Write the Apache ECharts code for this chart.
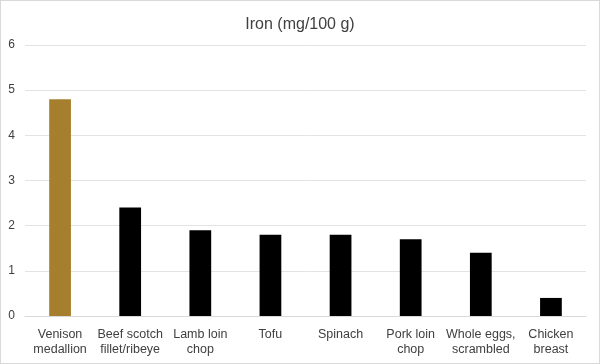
<!DOCTYPE html>
<html><head><meta charset="utf-8">
<script src="https://cdn.jsdelivr.net/npm/echarts@6/dist/echarts.min.js"></script>
<style>html,body{margin:0;padding:0;background:#fff}#c{width:600px;height:364px;box-sizing:border-box;border:1px solid #d9d9d9}</style>
</head><body><div id="c"></div>
<script>
const categories = ["Venison\nmedallion","Beef scotch\nfillet/ribeye","Lamb loin\nchop","Tofu","Spinach","Pork loin\nchop","Whole eggs,\nscrambled","Chicken\nbreast"];
const values = [4.8, 2.4, 1.9, 1.8, 1.8, 1.7, 1.4, 0.4];
const barColors = ["#A67F2E","#000000","#000000","#000000","#000000","#000000","#000000","#000000"];
const title = "Iron (mg/100 g)";
const chart = echarts.init(document.getElementById('c'));
chart.setOption({
  animation:false,
  textStyle:{fontFamily:'Liberation Sans, Arial, sans-serif'},
  title:{text:title,left:'center',top:11,textStyle:{fontSize:16,fontWeight:'normal',color:'#404040',fontFamily:'Liberation Sans, Arial, sans-serif'}},
  grid:{left:24,right:13,top:44,bottom:47},
  xAxis:{type:'category',data:categories,
    axisLine:{lineStyle:{color:'#d9d9d9'}},axisTick:{show:false},
    axisLabel:{color:'#404040',fontSize:12.5,interval:0,margin:11,lineHeight:15}},
  yAxis:{type:'value',min:0,max:6,interval:1,
    axisLabel:{color:'#404040',fontSize:12,margin:10},
    splitLine:{lineStyle:{color:'#e3e3e3'}},axisLine:{show:false}},
  series:[{type:'bar',barWidth:'31%',
    data:values.map((v,i)=>({value:v,itemStyle:{color:barColors[i]}}))}]
});
</script></body></html>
****************************************
### WORK TO COMPLETE:
Pictures excluded, quote all the data above exactly.

### SOLUTION:
Write the Apache ECharts code for this chart.
<!DOCTYPE html>
<html><head><meta charset="utf-8">
<script src="https://cdn.jsdelivr.net/npm/echarts@6/dist/echarts.min.js"></script>
<style>html,body{margin:0;padding:0;background:#fff}#c{width:600px;height:364px;box-sizing:border-box;border:1px solid #d9d9d9}</style>
</head><body><div id="c"></div>
<script>
const categories = ["Venison\nmedallion","Beef scotch\nfillet/ribeye","Lamb loin\nchop","Tofu","Spinach","Pork loin\nchop","Whole eggs,\nscrambled","Chicken\nbreast"];
const values = [4.8, 2.4, 1.9, 1.8, 1.8, 1.7, 1.4, 0.4];
const barColors = ["#A67F2E","#000000","#000000","#000000","#000000","#000000","#000000","#000000"];
const title = "Iron (mg/100 g)";
const chart = echarts.init(document.getElementById('c'));
chart.setOption({
  animation:false,
  textStyle:{fontFamily:'Liberation Sans, Arial, sans-serif'},
  title:{text:title,left:'center',top:11,textStyle:{fontSize:16,fontWeight:'normal',color:'#404040',fontFamily:'Liberation Sans, Arial, sans-serif'}},
  grid:{left:24,right:13,top:44,bottom:47},
  xAxis:{type:'category',data:categories,
    axisLine:{lineStyle:{color:'#d9d9d9'}},axisTick:{show:false},
    axisLabel:{color:'#404040',fontSize:12.5,interval:0,margin:11,lineHeight:15}},
  yAxis:{type:'value',min:0,max:6,interval:1,
    axisLabel:{color:'#404040',fontSize:12,margin:10},
    splitLine:{lineStyle:{color:'#e3e3e3'}},axisLine:{show:false}},
  series:[{type:'bar',barWidth:'31%',
    data:values.map((v,i)=>({value:v,itemStyle:{color:barColors[i]}}))}]
});
</script></body></html>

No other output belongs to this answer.